Sentiment analysis of user generated geographical content produced by locals and tourists across multiple geo-social media platforms: a case study in London, UK
Summary
Recent advances in information technology have sparked increased availability of geographical information produced by users of geo-social platforms. Researchers have used this user-generated geographical content in various contexts, yet a deeper understanding of how content is produced differently by users local to a given region and users that are merely tourists there is required, especially across more than one geo-social media platform.
This thesis explores the content produced by tourists and locals in a case study set in London, UK. Data is retrieved from Twitter and TripAdvisor, spanning from February 2018 to January 2019. For Twitter, only tweets that contain a Place of Interest (POI) place tag are used in order to conceptually match the geographical information retrieved for TripAdvisor. Users are classified as tourists or locals using the n-days approach and the users' location field information. Sentiments of tweets and reviews are analyzed using the Valence Aware Dictionary and sEntiment Reasoner (VADER). Finally, the quantity and sentiments of reviews and tweets produced by tourists and locals are analyzed across time and space. While an integration of the data from the two sources is possible, especially because the location information retrieved from both platforms’ data is conceptually alike, an interpretation of the merged data is of little use.

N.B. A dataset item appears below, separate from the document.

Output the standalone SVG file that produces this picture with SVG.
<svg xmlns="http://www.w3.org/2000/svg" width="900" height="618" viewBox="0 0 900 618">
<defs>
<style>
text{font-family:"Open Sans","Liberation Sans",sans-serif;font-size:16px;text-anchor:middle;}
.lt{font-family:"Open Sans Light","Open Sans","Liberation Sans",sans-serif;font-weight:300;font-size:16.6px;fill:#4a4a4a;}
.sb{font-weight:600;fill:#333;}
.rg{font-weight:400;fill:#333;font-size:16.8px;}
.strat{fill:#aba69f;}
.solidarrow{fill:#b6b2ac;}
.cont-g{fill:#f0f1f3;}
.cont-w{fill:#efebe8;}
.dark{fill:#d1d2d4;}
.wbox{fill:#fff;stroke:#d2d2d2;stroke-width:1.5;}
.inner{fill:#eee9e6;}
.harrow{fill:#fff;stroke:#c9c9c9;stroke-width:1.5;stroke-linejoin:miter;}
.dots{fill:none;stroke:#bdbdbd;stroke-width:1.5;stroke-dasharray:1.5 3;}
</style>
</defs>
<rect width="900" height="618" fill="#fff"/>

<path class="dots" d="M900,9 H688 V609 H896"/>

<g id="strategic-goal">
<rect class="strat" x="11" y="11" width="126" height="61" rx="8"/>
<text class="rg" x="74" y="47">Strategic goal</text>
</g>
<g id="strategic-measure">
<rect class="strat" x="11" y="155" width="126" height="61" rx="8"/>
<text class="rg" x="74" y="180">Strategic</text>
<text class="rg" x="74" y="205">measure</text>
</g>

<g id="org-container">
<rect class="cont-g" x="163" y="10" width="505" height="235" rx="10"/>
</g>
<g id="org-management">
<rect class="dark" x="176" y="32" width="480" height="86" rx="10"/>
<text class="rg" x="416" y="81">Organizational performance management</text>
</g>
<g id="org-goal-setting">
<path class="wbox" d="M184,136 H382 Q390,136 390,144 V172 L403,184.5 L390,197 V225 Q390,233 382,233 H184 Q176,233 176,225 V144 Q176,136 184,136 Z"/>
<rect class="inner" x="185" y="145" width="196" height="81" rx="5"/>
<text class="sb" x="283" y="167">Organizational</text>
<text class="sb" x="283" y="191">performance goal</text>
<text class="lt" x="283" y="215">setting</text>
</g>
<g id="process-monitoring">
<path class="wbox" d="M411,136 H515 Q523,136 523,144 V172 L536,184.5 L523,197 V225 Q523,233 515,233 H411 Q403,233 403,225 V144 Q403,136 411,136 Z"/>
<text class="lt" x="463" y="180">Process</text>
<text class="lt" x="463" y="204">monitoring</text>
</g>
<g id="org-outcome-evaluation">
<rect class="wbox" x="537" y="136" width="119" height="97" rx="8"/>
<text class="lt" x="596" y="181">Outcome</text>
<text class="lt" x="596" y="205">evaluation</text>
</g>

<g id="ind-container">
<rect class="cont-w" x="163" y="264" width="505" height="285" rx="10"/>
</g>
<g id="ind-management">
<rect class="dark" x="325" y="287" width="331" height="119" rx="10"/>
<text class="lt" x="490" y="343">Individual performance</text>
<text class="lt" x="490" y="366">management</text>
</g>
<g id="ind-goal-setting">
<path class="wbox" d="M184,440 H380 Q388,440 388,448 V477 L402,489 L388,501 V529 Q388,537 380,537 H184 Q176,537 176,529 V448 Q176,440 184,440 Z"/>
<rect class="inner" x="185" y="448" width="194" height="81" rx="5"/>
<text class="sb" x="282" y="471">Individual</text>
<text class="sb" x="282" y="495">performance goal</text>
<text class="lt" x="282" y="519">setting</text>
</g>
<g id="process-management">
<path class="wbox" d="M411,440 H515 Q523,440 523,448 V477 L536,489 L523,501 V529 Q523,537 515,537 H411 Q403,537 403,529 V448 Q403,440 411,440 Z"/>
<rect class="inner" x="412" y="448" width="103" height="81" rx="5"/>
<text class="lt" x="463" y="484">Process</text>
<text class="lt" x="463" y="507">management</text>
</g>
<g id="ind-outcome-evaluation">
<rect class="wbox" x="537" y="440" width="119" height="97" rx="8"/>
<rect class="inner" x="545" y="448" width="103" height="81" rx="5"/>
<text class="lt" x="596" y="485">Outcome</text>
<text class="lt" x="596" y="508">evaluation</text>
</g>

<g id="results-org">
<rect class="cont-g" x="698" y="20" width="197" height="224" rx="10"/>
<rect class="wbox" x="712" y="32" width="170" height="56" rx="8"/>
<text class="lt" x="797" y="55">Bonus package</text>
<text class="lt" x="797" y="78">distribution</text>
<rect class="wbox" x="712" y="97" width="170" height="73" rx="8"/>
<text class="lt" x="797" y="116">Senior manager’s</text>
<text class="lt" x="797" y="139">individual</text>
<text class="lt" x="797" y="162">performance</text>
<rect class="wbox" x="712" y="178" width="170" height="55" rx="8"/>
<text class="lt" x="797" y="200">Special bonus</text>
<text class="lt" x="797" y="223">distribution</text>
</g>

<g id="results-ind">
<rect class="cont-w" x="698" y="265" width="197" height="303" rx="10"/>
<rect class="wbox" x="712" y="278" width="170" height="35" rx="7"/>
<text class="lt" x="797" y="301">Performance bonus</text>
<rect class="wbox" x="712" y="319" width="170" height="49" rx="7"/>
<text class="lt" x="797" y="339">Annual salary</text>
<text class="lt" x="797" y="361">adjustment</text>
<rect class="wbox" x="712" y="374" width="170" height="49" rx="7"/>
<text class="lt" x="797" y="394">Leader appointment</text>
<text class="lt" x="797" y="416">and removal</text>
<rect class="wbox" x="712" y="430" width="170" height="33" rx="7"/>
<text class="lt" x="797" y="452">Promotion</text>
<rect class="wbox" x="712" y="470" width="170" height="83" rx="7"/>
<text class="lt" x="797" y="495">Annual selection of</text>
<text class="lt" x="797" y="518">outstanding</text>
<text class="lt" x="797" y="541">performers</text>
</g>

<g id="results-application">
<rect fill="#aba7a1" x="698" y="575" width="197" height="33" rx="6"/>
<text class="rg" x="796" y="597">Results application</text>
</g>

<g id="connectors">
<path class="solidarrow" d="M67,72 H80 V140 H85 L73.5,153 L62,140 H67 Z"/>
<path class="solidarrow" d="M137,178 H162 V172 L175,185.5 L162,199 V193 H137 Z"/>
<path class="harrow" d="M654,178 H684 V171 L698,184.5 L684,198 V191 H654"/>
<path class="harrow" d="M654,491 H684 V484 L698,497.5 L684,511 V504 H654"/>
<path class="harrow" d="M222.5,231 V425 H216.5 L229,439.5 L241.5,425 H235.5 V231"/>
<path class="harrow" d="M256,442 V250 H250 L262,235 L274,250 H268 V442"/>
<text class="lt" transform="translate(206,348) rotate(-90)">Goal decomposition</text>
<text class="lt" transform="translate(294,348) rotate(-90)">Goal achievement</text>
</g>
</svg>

The results are then analyzed separately for each platform. They show that there are small but significant differences between locals and tourists on both Twitter and TripAdvisor. These include (1) higher activity among tourists during the early summer months than among locals; (2) places visited by tourists have a stronger geographically central tendency than those that locals visit; (3) tourists exhibit more negative sentiments in the mid/late summer months; (4) overall, tourists exhibit slightly lower compound sentiments than locals. Apart from these, there are further differences that can be observed within one of the two platforms, such as lower sentiment of local users during weekends on Twitter, and more significant differences between locals’ and tourists’ sentiment at POI closer to the study area’s center.
It is concluded that the place-tagged tweets from Twitter present an interesting alternative to the geo-tagged tweets, but that a more profound investigation of these places is required. The same goes for the approach used to classify tourists and locals: a combined approach has proven a reliable method, but further research into the different possible combinations of various approaches is needed.